STATED GOAL: Reproduce exactly, with no pictures, each line from the opening of the material down through the line containing "['2015-01-09', '2016-01-09', '2017-01-09'];".

RECORDED INFORMATION:
----
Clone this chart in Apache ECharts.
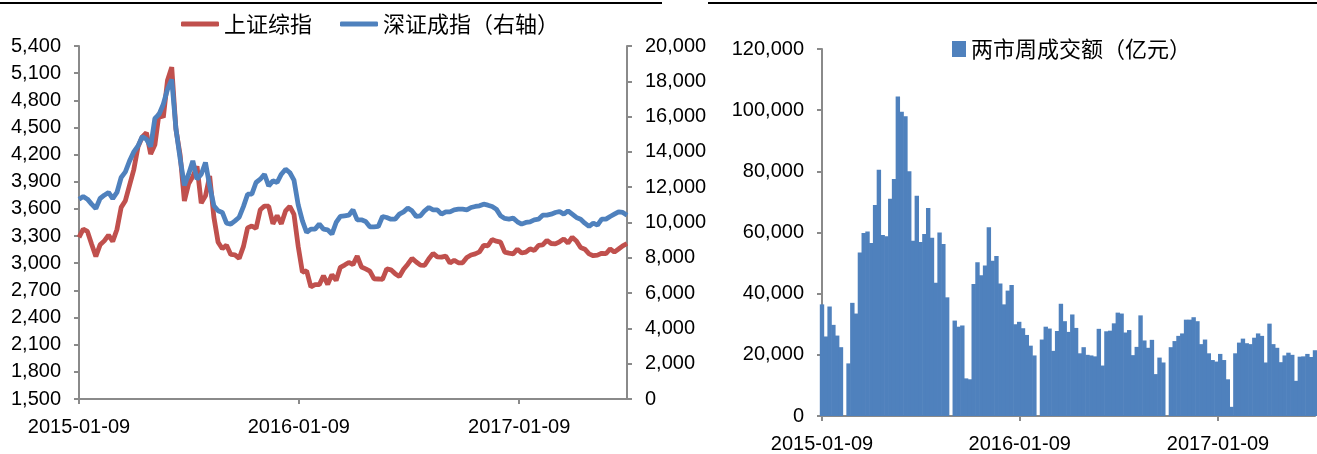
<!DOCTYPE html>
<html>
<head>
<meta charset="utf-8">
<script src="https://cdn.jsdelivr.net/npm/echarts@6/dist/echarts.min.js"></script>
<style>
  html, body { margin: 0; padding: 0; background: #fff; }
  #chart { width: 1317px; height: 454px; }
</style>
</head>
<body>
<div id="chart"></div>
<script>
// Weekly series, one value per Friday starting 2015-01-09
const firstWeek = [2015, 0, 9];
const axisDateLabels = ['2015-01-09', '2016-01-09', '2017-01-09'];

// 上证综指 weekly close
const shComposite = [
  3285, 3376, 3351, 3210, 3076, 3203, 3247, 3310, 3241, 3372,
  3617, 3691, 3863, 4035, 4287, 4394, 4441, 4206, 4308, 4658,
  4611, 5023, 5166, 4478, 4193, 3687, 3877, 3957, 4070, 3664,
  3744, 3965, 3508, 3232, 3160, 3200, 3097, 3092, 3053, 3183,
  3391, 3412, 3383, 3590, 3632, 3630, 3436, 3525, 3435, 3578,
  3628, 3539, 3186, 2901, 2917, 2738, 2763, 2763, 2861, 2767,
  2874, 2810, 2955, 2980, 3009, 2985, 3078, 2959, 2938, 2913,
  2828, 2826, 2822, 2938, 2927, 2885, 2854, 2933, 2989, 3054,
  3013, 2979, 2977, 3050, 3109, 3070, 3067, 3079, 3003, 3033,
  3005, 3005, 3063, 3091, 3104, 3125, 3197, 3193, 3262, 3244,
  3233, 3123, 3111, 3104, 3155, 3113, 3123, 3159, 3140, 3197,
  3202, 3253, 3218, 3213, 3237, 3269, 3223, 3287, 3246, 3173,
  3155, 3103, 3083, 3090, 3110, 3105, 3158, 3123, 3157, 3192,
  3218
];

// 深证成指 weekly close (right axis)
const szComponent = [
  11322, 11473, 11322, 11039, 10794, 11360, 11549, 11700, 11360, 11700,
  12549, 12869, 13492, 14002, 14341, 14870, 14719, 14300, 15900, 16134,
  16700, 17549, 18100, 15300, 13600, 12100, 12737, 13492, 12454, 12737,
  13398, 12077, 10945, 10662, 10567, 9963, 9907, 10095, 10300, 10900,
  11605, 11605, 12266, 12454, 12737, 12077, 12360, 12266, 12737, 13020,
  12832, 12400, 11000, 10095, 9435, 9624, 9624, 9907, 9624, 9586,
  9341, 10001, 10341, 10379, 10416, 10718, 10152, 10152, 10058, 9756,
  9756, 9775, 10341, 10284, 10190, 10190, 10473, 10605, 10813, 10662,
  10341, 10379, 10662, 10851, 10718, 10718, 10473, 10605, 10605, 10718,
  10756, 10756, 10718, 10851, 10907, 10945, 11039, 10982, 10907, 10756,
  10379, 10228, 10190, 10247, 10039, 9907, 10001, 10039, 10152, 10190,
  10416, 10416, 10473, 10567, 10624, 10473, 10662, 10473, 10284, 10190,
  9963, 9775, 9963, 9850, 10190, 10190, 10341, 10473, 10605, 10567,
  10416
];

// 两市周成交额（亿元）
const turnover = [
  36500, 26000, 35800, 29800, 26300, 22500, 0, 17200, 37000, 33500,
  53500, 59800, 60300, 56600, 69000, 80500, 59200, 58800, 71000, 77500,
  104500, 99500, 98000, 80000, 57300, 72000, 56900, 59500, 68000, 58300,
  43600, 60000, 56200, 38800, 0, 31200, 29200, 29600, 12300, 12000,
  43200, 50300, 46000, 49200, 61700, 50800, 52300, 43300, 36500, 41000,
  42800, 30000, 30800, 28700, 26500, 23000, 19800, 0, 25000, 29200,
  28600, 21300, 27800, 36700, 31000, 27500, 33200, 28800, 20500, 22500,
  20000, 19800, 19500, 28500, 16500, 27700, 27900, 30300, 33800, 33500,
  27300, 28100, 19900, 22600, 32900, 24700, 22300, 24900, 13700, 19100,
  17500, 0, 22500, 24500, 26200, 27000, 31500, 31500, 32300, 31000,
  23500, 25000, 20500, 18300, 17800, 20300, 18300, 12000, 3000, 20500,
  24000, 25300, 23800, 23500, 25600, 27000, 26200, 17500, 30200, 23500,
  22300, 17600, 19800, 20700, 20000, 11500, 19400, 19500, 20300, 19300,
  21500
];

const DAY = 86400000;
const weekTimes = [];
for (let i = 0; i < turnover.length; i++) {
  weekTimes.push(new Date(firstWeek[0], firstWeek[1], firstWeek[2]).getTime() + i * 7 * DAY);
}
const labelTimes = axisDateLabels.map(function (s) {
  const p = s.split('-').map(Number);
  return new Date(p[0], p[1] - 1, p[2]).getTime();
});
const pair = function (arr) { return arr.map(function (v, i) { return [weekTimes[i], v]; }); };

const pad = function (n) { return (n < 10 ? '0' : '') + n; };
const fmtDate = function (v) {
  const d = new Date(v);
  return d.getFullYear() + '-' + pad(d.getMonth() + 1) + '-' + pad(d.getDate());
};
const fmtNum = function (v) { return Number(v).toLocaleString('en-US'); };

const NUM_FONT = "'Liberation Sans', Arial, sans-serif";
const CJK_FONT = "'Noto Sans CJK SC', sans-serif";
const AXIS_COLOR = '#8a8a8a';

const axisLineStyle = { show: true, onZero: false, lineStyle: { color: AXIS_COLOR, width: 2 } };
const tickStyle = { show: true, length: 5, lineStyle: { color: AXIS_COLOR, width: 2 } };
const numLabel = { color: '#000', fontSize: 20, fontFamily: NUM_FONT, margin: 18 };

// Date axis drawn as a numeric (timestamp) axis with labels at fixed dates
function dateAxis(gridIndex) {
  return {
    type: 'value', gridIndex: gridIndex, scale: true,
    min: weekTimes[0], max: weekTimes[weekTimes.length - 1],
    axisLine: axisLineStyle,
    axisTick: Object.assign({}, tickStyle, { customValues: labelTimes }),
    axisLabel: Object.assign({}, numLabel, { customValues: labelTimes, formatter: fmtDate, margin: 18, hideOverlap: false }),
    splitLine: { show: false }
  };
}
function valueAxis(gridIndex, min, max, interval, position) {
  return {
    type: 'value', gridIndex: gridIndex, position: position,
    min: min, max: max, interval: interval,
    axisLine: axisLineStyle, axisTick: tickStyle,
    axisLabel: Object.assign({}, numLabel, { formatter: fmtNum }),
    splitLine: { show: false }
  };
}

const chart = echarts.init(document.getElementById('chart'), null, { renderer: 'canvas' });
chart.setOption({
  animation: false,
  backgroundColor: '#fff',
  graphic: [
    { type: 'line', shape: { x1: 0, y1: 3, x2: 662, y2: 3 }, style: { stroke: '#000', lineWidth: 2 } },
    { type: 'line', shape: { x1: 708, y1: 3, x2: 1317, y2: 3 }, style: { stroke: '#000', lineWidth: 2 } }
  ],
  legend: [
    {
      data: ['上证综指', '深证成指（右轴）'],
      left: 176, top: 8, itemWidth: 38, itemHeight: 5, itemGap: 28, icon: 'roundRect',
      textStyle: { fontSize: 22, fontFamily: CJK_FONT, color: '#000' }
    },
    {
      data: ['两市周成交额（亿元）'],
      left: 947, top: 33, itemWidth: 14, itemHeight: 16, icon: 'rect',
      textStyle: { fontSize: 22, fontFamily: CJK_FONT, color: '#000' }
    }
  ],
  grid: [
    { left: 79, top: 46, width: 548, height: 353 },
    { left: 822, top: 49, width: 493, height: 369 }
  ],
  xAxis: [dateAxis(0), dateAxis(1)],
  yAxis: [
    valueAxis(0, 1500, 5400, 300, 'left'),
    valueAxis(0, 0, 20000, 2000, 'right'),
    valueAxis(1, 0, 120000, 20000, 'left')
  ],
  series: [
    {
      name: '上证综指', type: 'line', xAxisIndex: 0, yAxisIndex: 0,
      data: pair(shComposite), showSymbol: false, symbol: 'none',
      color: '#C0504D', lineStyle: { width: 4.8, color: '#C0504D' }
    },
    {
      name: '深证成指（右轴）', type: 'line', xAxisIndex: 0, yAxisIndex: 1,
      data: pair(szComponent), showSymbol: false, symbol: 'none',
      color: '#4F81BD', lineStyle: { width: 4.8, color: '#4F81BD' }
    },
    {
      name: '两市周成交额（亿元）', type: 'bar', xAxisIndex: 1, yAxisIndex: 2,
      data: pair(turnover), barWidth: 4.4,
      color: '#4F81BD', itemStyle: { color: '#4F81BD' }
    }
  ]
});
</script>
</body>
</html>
----
WRITTEN SOLUTION:
Clone this chart in Apache ECharts.
<!DOCTYPE html>
<html>
<head>
<meta charset="utf-8">
<script src="https://cdn.jsdelivr.net/npm/echarts@6/dist/echarts.min.js"></script>
<style>
  html, body { margin: 0; padding: 0; background: #fff; }
  #chart { width: 1317px; height: 454px; }
</style>
</head>
<body>
<div id="chart"></div>
<script>
// Weekly series, one value per Friday starting 2015-01-09
const firstWeek = [2015, 0, 9];
const axisDateLabels = ['2015-01-09', '2016-01-09', '2017-01-09'];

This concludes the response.